Оставим сие утверждение на совести историка. Однако были времена, еще до этого пресловутого «замужества», когда бедные, добродетельные монахи бродили по дорогам Англии в поисках места для аббатства. И мне приятнее думать об этих бессребрениках, нежели об их погрязших в роскоши и разврате собратьях. Самая же главная заслуга английского монашества, на мой взгляд, заключается в том, что в темные, смутные времена они сохранили для потомков светоч знаний и культуры. Но, боже мой, как они умудрялись строить свои невероятно прекрасные аббатства? Этот вопрос я задал одному знакомому архитектору и получил неожиданный ответ:
— Они пели, и их работа делалась сама собой. Они просто пели! Вспомните мои слова, когда будете в Фаунтинс. Ибо церковь эта не что иное, как воплощенный в камне псалом.
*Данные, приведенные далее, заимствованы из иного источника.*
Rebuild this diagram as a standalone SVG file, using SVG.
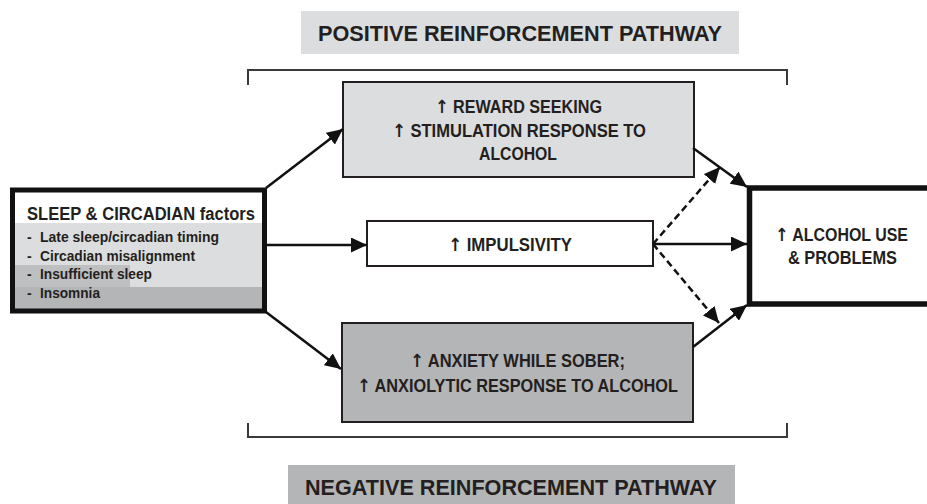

Бедные, скромные монахи покидали обитель в Йорке и шли по бездорожью, по диким, пустынным местам. Они терпели всяческие лишения, зачастую голодали и холодали, но в сердцах их жила одна мечта — возвести храм во славу Божию. Монахи брали камень из местных каменоломен, сплавляли его по реке, выгружали на заросших колючим кустарником лугах — и все это время пели! Именно так выросло замечательное аббатство Фаунтинс — как воплощение их великой, непреходящей веры.
Вот так и создавались самые великие шедевры Средних веков — анонимно, руками безвестных и бескорыстных тружеников.
Ныне эти великолепные развалины стоят посреди зеленой поляны, и солнечные лучи, проходя через оконные проломы, пронизывают их насквозь.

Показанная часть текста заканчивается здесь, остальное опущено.